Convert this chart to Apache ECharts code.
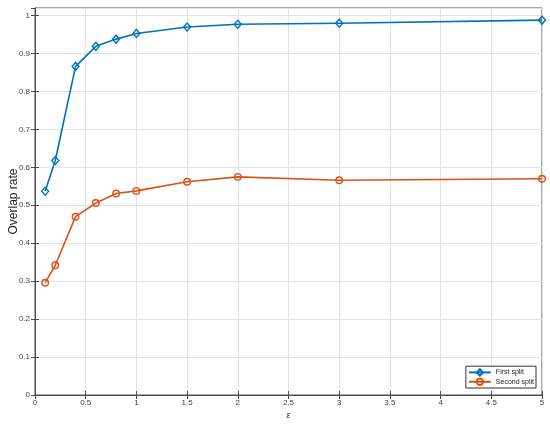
<!DOCTYPE html>
<html><head><meta charset="utf-8">
<script src="https://cdn.jsdelivr.net/npm/echarts@6/dist/echarts.min.js"></script>
<style>html,body{margin:0;padding:0;background:#fff}#c{width:550px;height:424px}</style>
</head><body><div id="c"></div>
<script>
const epsilon = [0.1, 0.2, 0.4, 0.6, 0.8, 1, 1.5, 2, 3, 5];
const firstSplit = [0.537, 0.618, 0.866, 0.919, 0.938, 0.953, 0.970, 0.977, 0.980, 0.988];
const secondSplit = [0.296, 0.342, 0.470, 0.506, 0.531, 0.538, 0.562, 0.575, 0.566, 0.570];
const xTicks = [0, 0.5, 1, 1.5, 2, 2.5, 3, 3.5, 4, 4.5, 5];
const yTicks = [0, 0.1, 0.2, 0.3, 0.4, 0.5, 0.6, 0.7, 0.8, 0.9, 1];

const chart = echarts.init(document.getElementById('c'));
const axisCol = '#4d4d4d';
const fontFam = 'Helvetica, Arial, "Liberation Sans", sans-serif';
function fmt(v, ticks){ return ticks.some(t => Math.abs(t - v) < 1e-9) ? String(+v.toFixed(2)) : ''; }
chart.setOption({
  animation: false,
  grid: {left: 35, top: 8, right: 8, bottom: 29, show: true, borderColor: axisCol, borderWidth: 1,
         containLabel: false, outerBoundsMode: 'none'},
  legend: {
    right: 14, bottom: 36, orient: 'vertical', itemGap: 1, itemWidth: 22, itemHeight: 8,
    padding: [2, 2, 2, 2], borderColor: '#333', borderWidth: 1, backgroundColor: '#fff',
    textStyle: {fontSize: 7, color: '#222', fontFamily: fontFam},
    data: ['First split', 'Second split']
  },
  xAxis: [{
    type: 'value', min: 0, max: 5, interval: 0.5,
    name: 'ε', nameLocation: 'middle', nameGap: 16, nameMoveOverlap: false,
    nameTextStyle: {fontSize: 9, fontStyle: 'italic', color: '#333', fontFamily: fontFam},
    axisLine: {show: true, lineStyle: {color: axisCol}},
    axisTick: {show: true, inside: true, length: 4, lineStyle: {color: axisCol}},
    axisLabel: {fontSize: 8, color: '#444', margin: 4, fontFamily: fontFam, formatter: v => fmt(v, xTicks)},
    splitLine: {show: true, lineStyle: {color: '#e3e3e3', width: 1}}
  }, {
    type: 'value', min: 0, max: 5, interval: 0.5, position: 'top',
    axisLine: {show: true, lineStyle: {color: axisCol}},
    axisTick: {show: true, inside: true, length: 4, lineStyle: {color: axisCol}},
    axisLabel: {show: false}, splitLine: {show: false}
  }],
  yAxis: [{
    type: 'value', min: 0, max: 1.02, interval: 0.1,
    name: 'Overlap rate', nameLocation: 'middle', nameGap: 15, nameRotate: 90, nameMoveOverlap: false,
    nameTextStyle: {fontSize: 12, color: '#222', fontFamily: fontFam},
    axisLine: {show: true, lineStyle: {color: axisCol}},
    axisTick: {show: true, inside: true, length: 4, lineStyle: {color: axisCol}},
    axisLabel: {fontSize: 8, color: '#444', margin: 5, fontFamily: fontFam, showMaxLabel: false, formatter: v => fmt(v, yTicks)},
    splitLine: {show: true, lineStyle: {color: '#e3e3e3', width: 1}}
  }, {
    type: 'value', min: 0, max: 1.02, interval: 0.1, position: 'right',
    axisLine: {show: true, lineStyle: {color: axisCol}},
    axisTick: {show: true, inside: true, length: 4, lineStyle: {color: axisCol}},
    axisLabel: {show: false}, splitLine: {show: false}
  }],
  series: [{
    name: 'First split', type: 'line',
    data: epsilon.map((x, i) => [x, firstSplit[i]]),
    symbol: 'diamond', symbolSize: [7, 8], showAllSymbol: true,
    lineStyle: {color: '#0072BD', width: 1.6},
    itemStyle: {color: 'rgba(255,255,255,0)', borderColor: '#0072BD', borderWidth: 1.4},
    clip: false
  }, {
    name: 'Second split', type: 'line',
    data: epsilon.map((x, i) => [x, secondSplit[i]]),
    symbol: 'circle', symbolSize: 6.5, showAllSymbol: true,
    lineStyle: {color: '#D95319', width: 1.6},
    itemStyle: {color: 'rgba(255,255,255,0)', borderColor: '#D95319', borderWidth: 1.4},
    clip: false
  }]
});
</script></body></html>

★ ★ ★ ★

§ **PROBLEM REQUIREMENTS**
Restate, line by line and word for word, everything from the top of the material through the line that contains "0.8, 0.9, 1];". Leave pictures out.

§ **TASK RESULT**
Convert this chart to Apache ECharts code.
<!DOCTYPE html>
<html><head><meta charset="utf-8">
<script src="https://cdn.jsdelivr.net/npm/echarts@6/dist/echarts.min.js"></script>
<style>html,body{margin:0;padding:0;background:#fff}#c{width:550px;height:424px}</style>
</head><body><div id="c"></div>
<script>
const epsilon = [0.1, 0.2, 0.4, 0.6, 0.8, 1, 1.5, 2, 3, 5];
const firstSplit = [0.537, 0.618, 0.866, 0.919, 0.938, 0.953, 0.970, 0.977, 0.980, 0.988];
const secondSplit = [0.296, 0.342, 0.470, 0.506, 0.531, 0.538, 0.562, 0.575, 0.566, 0.570];
const xTicks = [0, 0.5, 1, 1.5, 2, 2.5, 3, 3.5, 4, 4.5, 5];
const yTicks = [0, 0.1, 0.2, 0.3, 0.4, 0.5, 0.6, 0.7, 0.8, 0.9, 1];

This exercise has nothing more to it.